▸ Task statement:
From the entries below, copy every line holding the word "this".

Stored data:
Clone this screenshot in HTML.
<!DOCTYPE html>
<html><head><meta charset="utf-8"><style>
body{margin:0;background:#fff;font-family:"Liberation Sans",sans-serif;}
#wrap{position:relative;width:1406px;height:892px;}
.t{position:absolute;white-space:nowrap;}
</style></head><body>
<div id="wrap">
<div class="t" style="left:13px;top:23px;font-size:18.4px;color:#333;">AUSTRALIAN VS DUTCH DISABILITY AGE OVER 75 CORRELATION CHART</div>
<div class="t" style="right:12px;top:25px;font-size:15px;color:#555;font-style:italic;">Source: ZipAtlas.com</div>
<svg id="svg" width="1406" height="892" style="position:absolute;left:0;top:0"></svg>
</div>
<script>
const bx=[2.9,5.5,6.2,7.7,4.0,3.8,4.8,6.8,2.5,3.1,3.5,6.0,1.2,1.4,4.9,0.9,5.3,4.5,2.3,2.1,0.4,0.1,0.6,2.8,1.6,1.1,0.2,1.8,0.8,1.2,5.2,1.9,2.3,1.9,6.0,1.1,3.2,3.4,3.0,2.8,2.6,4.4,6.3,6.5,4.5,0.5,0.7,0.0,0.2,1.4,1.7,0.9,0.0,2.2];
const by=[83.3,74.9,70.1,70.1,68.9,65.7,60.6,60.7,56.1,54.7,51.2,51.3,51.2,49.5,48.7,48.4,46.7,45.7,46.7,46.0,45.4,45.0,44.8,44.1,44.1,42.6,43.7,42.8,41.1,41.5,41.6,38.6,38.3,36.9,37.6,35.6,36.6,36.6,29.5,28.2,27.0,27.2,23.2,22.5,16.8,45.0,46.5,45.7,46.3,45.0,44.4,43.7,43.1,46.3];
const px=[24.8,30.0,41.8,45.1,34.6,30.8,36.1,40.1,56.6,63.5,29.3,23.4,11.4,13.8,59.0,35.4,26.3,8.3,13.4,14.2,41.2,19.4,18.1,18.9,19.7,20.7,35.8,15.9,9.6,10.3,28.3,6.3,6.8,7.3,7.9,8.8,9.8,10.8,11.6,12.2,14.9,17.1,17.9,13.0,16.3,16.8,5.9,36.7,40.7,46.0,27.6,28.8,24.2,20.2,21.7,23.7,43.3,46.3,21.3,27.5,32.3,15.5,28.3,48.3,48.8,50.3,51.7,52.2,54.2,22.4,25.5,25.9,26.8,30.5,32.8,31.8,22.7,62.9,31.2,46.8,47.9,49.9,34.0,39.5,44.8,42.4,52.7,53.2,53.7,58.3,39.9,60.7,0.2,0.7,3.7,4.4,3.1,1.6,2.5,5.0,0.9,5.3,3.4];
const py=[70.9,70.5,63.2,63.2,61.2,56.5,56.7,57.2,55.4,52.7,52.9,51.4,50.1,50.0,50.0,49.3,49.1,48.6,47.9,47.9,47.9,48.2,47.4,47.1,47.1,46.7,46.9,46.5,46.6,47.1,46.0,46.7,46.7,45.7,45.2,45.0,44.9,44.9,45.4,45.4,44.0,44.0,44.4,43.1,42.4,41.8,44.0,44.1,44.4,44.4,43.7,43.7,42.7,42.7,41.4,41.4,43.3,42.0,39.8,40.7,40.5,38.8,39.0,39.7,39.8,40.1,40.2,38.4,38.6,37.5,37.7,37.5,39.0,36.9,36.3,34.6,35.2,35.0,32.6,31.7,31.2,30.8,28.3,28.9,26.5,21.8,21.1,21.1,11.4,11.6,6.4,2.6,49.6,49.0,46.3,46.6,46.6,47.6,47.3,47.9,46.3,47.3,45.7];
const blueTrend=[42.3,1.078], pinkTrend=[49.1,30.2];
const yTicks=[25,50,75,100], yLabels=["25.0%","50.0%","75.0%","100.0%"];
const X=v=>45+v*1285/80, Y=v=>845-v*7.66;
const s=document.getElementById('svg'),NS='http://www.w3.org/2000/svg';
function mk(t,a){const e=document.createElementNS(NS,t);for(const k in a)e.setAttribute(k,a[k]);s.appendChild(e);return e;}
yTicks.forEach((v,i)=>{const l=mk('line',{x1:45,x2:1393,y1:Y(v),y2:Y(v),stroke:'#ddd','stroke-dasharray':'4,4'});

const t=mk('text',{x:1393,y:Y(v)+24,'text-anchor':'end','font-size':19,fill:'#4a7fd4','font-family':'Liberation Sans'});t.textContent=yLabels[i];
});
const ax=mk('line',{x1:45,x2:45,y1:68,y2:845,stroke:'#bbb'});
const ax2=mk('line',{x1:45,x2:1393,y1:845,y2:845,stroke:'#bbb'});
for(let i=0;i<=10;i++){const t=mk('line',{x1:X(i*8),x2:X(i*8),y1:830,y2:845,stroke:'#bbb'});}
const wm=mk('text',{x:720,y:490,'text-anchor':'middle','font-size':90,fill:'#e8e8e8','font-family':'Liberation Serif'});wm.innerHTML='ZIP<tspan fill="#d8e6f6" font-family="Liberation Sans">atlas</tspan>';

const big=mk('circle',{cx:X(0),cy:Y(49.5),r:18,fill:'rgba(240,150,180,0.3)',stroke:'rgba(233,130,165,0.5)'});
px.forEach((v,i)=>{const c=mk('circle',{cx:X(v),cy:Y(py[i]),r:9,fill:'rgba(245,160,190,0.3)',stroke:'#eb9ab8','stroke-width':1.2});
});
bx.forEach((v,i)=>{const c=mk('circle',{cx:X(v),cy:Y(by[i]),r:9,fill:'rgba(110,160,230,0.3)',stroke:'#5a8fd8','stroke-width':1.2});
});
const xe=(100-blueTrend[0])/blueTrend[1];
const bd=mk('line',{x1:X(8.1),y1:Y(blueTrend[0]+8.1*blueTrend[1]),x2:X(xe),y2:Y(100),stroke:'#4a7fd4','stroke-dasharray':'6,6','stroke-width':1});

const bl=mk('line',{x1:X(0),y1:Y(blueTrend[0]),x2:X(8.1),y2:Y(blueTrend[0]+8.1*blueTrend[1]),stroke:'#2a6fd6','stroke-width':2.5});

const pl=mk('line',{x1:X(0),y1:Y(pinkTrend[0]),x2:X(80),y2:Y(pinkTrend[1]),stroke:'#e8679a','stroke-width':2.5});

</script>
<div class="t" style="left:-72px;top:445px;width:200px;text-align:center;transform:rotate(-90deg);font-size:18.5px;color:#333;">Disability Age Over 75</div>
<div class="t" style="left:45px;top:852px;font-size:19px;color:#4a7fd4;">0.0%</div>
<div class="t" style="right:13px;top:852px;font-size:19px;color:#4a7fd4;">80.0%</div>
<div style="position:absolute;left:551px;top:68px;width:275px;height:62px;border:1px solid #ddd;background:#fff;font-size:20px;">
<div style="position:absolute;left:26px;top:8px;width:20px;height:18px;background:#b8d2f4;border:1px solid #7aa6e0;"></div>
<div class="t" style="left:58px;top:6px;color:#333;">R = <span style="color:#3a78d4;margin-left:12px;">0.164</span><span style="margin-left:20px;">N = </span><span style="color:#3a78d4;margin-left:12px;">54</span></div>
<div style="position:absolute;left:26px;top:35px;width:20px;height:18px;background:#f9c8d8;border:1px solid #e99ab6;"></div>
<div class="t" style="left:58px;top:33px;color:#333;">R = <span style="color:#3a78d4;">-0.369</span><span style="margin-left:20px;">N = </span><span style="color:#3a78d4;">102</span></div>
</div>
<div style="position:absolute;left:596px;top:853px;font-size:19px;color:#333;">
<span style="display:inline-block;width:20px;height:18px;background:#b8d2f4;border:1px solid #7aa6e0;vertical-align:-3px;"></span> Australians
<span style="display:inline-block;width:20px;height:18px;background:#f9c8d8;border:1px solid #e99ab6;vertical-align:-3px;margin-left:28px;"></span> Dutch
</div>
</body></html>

==

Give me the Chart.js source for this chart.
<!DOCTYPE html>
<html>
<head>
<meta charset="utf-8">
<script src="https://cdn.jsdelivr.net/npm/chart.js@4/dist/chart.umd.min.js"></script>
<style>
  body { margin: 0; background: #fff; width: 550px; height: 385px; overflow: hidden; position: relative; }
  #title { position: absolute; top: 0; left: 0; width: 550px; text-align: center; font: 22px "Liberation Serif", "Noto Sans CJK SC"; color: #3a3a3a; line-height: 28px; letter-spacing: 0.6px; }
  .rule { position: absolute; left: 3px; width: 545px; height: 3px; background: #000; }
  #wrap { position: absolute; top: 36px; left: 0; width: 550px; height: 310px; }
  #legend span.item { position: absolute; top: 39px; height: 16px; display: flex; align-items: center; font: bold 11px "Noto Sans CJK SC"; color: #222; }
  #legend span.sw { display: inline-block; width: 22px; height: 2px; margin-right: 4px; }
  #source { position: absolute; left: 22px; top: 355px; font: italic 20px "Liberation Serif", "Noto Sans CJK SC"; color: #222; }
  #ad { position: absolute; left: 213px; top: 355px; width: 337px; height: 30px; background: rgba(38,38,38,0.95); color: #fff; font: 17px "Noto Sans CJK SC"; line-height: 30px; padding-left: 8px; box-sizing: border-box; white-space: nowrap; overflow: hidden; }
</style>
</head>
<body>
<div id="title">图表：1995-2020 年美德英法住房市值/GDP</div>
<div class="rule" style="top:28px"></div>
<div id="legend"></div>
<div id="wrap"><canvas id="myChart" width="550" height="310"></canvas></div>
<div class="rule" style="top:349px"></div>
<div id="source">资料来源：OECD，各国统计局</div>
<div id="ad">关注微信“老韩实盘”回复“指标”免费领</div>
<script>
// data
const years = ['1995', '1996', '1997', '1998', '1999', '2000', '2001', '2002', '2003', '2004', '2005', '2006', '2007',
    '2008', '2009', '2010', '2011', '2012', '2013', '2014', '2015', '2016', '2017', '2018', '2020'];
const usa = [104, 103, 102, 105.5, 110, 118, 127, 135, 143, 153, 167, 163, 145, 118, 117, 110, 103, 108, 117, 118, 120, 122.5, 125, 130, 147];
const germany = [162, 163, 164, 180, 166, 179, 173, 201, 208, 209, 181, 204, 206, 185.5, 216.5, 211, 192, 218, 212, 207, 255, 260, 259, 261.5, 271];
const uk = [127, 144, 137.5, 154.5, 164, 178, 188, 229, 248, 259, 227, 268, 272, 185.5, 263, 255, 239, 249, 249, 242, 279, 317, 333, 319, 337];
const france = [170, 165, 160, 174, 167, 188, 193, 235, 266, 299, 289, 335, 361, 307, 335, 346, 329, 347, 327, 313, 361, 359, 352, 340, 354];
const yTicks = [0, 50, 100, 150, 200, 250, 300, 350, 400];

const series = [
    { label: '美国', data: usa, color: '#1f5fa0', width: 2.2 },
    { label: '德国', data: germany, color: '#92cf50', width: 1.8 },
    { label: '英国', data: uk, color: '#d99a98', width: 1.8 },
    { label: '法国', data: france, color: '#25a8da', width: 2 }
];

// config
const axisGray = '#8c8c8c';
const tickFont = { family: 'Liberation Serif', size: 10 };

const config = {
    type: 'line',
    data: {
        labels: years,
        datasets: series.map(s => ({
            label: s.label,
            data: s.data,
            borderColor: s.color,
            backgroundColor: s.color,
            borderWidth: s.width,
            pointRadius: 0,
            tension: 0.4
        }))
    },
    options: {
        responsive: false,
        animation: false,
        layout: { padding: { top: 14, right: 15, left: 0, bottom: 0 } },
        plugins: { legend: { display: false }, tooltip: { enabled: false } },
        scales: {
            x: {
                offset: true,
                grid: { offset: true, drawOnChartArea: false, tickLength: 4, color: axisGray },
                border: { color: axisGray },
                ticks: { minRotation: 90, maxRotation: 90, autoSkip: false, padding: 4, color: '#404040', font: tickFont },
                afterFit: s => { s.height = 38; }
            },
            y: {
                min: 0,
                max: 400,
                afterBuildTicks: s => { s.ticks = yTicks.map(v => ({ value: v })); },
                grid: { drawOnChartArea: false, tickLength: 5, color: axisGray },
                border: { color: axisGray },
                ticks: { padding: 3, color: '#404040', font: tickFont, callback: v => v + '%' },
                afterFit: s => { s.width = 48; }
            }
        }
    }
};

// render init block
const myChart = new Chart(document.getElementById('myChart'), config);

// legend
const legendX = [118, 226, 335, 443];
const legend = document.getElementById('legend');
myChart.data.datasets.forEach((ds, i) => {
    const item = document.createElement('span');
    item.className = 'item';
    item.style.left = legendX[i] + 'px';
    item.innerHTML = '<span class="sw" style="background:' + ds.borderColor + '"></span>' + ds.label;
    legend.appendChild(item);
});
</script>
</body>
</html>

▸ The result:
Clone this screenshot in HTML.
Give me the Chart.js source for this chart.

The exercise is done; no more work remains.